C’è stata una grande lotta tra la “storia della salvezza” e la “emancipazione nella storia”. Furono vissute come incompatibili. Ora, il Vaticano II mostra che la storia della salvezza fonda e dà senso alla lotta per l’emancipazione. La lotta per l’emancipazione, lasciata a se stessa, non sbocca in nulla, non emancipa, non genera salvezza. (…) Per questo la Chiesa eredita e salva il meglio dell’Illuminismo, trascendendolo.

Il 1989 cambia tutto: inizia la Post-Modernità

Benché il termine “modernità” sia stato introdotto da Chateaubriand, il suo uso si diffuse dopo la Seconda Guerra Mondiale. Ad ogni modo (…) è l’Illuminismo il termine che si usa come riferimento per il “moderno”. (…)

[Vi è] una chiara linea di divisione della storia, alla quale prima abbiamo alluso, e che ora prendiamo come asse di riferimento: il 1989. E’ la data precisa dell’autodemolizione dei regimi marxisti nell’Europa dell’Est e dell’URSS, però di incidenza universale, mondiale. Una data che chiude una storia e ne dà inizio a un’altra. (…) A rigore, il 1989 segna la apertura della Post-Modernità, in una maniera infinitamente più profonda delle opinioni di alcuni intellettuali e anche di alcune correnti alla moda.

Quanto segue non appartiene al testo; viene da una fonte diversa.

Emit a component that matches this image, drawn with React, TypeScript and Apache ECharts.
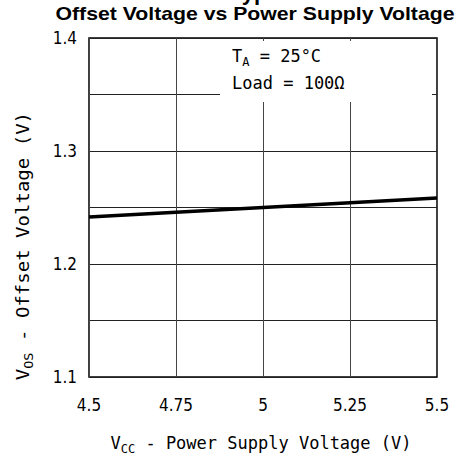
import React, { useEffect, useRef } from "react";
import * as echarts from "echarts";

const supplyVoltage = [4.5, 4.75, 5, 5.25, 5.5];
const offsetVoltage = [1.2415, 1.2457, 1.25, 1.2543, 1.2585];
const xTicks = [4.5, 4.75, 5, 5.25, 5.5];
const yTicks = [1.1, 1.2, 1.3, 1.4];

const TICK_FONT = "'DejaVu Sans Condensed', 'DejaVu Sans'";
const MONO = "'DejaVu Sans Mono', monospace";

export default function App() {
  const ref = useRef<HTMLDivElement>(null);
  useEffect(() => {
    if (!ref.current) return;
    const chart = echarts.init(ref.current, undefined, { renderer: "svg" });
    const near = (arr: number[], v: number) => arr.some((t) => Math.abs(t - v) < 1e-6);
    const subRich = {
      n: { fontFamily: MONO, fontSize: 17, fill: "#000" },
      s: { fontFamily: MONO, fontSize: 12, fill: "#000", padding: [12, 0, 0, 0] },
    };
    chart.setOption({
      animation: false,
      backgroundColor: "#fff",
      grid: {
        left: 89,
        right: 22,
        top: 38,
        bottom: 88,
        show: true,
        borderColor: "#000",
        borderWidth: 1.5,
        backgroundColor: "transparent",
      },
      xAxis: {
        type: "value",
        min: 4.5,
        max: 5.5,
        interval: 0.25,
        axisLine: { show: false },
        axisTick: { show: false },
        splitLine: { show: true, lineStyle: { color: "#444", width: 1 } },
        axisLabel: {
          color: "#000",
          fontFamily: TICK_FONT,
          fontSize: 17,
          margin: 19,
          formatter: (v: number) => (near(xTicks, v) ? String(v) : ""),
        },
      },
      yAxis: {
        type: "value",
        min: 1.1,
        max: 1.4,
        interval: 0.05,
        axisLine: { show: false },
        axisTick: { show: false },
        splitLine: { show: true, lineStyle: { color: "#222", width: 1 } },
        axisLabel: {
          color: "#000",
          fontFamily: TICK_FONT,
          fontSize: 17,
          margin: 12,
          formatter: (v: number) => (near(yTicks, v) ? v.toFixed(1) : ""),
        },
      },
      series: [
        {
          type: "line",
          data: supplyVoltage.map((x, i) => [x, offsetVoltage[i]]),
          symbol: "none",
          smooth: false,
          lineStyle: { color: "#000", width: 3.5 },
          z: 5,
        },
      ],
      graphic: [
        {
          type: "rect",
          z: 10,
          shape: { x: 220, y: 41, width: 212, height: 61 },
          style: { fill: "#fff" },
        },
        {
          type: "text",
          z: 11,
          x: 232,
          y: 56,
          style: {
            text: "{n|T}{s|A}{n| = 25°C}",
            verticalAlign: "middle",
            rich: subRich,
          },
        },
        {
          type: "text",
          z: 11,
          x: 232,
          y: 83,
          style: {
            text: "Load = 100Ω",
            fontFamily: MONO,
            fontSize: 17,
            fill: "#000",
            verticalAlign: "middle",
          },
        },
        {
          type: "text",
          z: 11,
          x: 230,
          y: 3,
          style: {
            text: "Typical Characteristics",
            fontFamily: "Liberation Sans",
            fontWeight: "bold",
            fontSize: 22,
            fill: "#000",
            align: "left",
            verticalAlign: "bottom",
          },
        },
        {
          type: "text",
          z: 11,
          x: 255,
          y: 23,
          scaleX: 1.18,
          style: {
            text: "Offset Voltage vs Power Supply Voltage",
            fontFamily: "Liberation Sans",
            fontWeight: "bold",
            fontSize: 18,
            fill: "#000",
            align: "center",
            verticalAlign: "bottom",
          },
        },
        {
          type: "text",
          z: 11,
          x: 261,
          y: 443,
          style: {
            text: "{n|V}{s|CC}{n| - Power Supply Voltage (V)}",
            align: "center",
            verticalAlign: "middle",
            rich: subRich,
          },
        },
        {
          type: "text",
          z: 11,
          x: 23,
          y: 246,
          rotation: Math.PI / 2,
          scaleX: 1.12,
          style: {
            text: "{n|V}{s|OS}{n| - Offset Voltage (V)}",
            align: "center",
            verticalAlign: "middle",
            rich: subRich,
          },
        },
      ],
    });
    return () => chart.dispose();
  }, []);
  return <div ref={ref} style={{ width: 459, height: 465, position: "absolute", left: 0, top: 0 }} />;
}
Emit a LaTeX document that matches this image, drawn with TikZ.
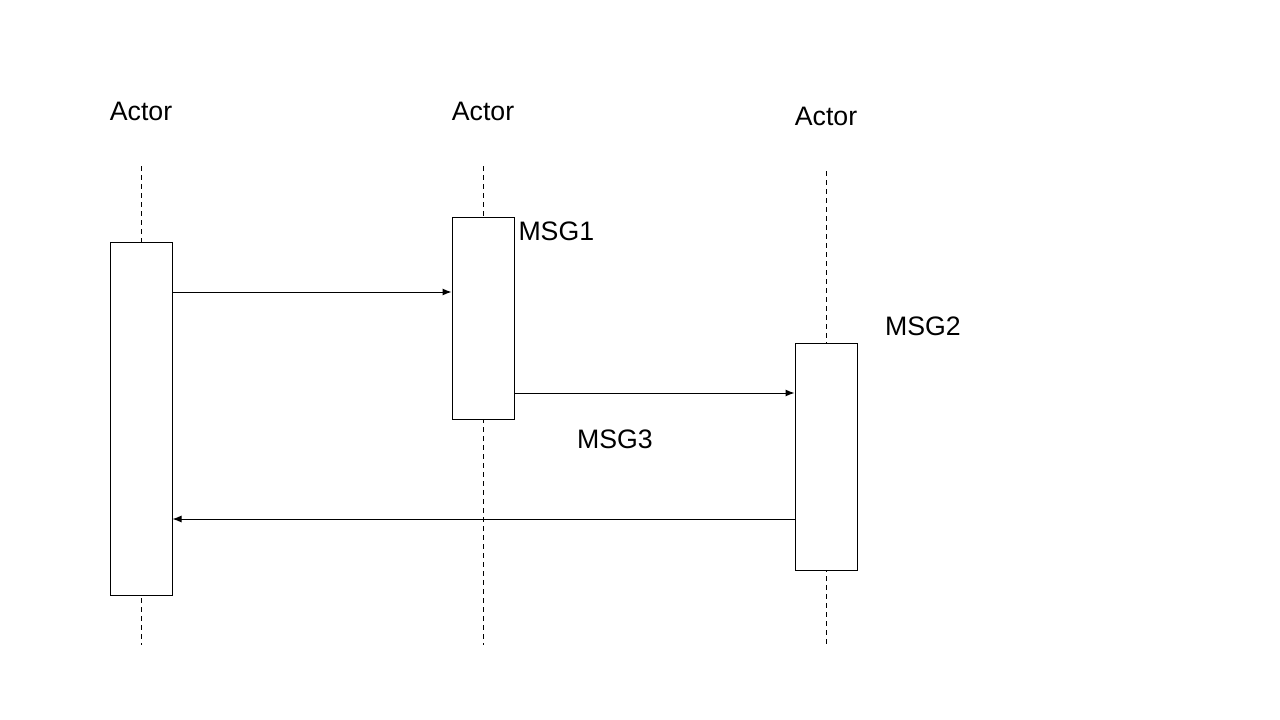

Diamo dunque la parola alla storia nella sua efficacia, piuttosto che agli intellettuali. Come ridefiniamo i termini della Modernità in relazione con il processo storico? Diciamo che il sistema che regnò dal 1945 al 1989 implicava principalmente la lotta fra due Modernità discendenti dall’Illuminismo: la prima pluralista, democratico-liberale, aperta alle molteplici opzioni religiose e filosofiche, con economia di mercato: la seconda, totalitaria marxista, un collettivismo ateo, con economia centralizzata. (…) Di queste due Modernità, una è più antica e l’altra più moderna, riguardo all’Illuminismo. La più antica – composta di parti più complesse e per alcuni “pre-moderne”– è quella che ha il suo centro negli Stati Uniti. L’altra appare come più moderna. Infatti il marxismo vuole essere una rottura e una separazione di quella prima Modernità, pretende di sostituirla, aprire una nuova storia. (…) Sartre non si sbagliava quando diceva che il marxismo era la filosofia del secolo XX. Era ciò che definiva ciò che era avanzato e ciò che era retrogrado. Penetrava con i suoi asserti implicitamente anche nei suoi maggiori nemici. E questo è ciò che definitivamente ha smesso di essere, in modo sorprendente e improvviso, nel 1989. (…)

La fine del marxismo libertario

Inizia così un nuovo gioco, che rompe gli schemi mentali imperanti dal 1945 al 1989. E che cos’era questa Post-Modernità europea prima del 1989? Era il disincanto del marxismo libertario (…). Un godimento nichilista, di un presente prospero, però senza esigenza di essere un soggetto storico reale. Questo nichilismo di ricchi (…) annuncia il fine della storia, la liberazione da tutte le liberazioni, la post-utopia, ovvero la post-storia. (…) Ora, il 1989 lascia indietro tutto questa bigiotteria.(…)

Sarà la Chiesa a compiere la parabola della Modernità?

E il 1989 come coglie la Chiesa? Marx e il marxismo sono al centro della corrente storica che condannava la Chiesa alla pre-modernità senza rimedio. Si proponevano come la più radicale critica alla religione cristiana. Andavano più in là del Cristianesimo, perché lo realizzavano nell’aldiqua della storia, facendo a meno di esso. (…) Tutto questo passò alla storia nel 1989 come via morta, la distruzione del sogno più moderno. E’ la fine del Mito della Rivoluzione come sostituzione alla Chiesa. I sotterratori della Chiesa si sono sotterrati (ovvio, mai tutti). (…)

Con il pontificato di Giovanni Paolo II (…) ritorna ad acquisire chiarezza l’essenza del Concilio Vaticano II, oscurata per un momento. Il 1989 mostra (…) come la Rivoluzione Religiosa per assunzione – della Riforma e dell’Illuminismo – prosegue il suo cammino. E questo ci fa vedere, nei vespri del Nuovo Millennio, che forse il vero nome della Post-Modernità o della nuovaa Modernità sia la Chiesa di Cristo ancora una volta. La Buona Notizia, il Vangelo, è la Novità insuperabile, la Modernità sempre moderna, fino all’autentico fine della storia.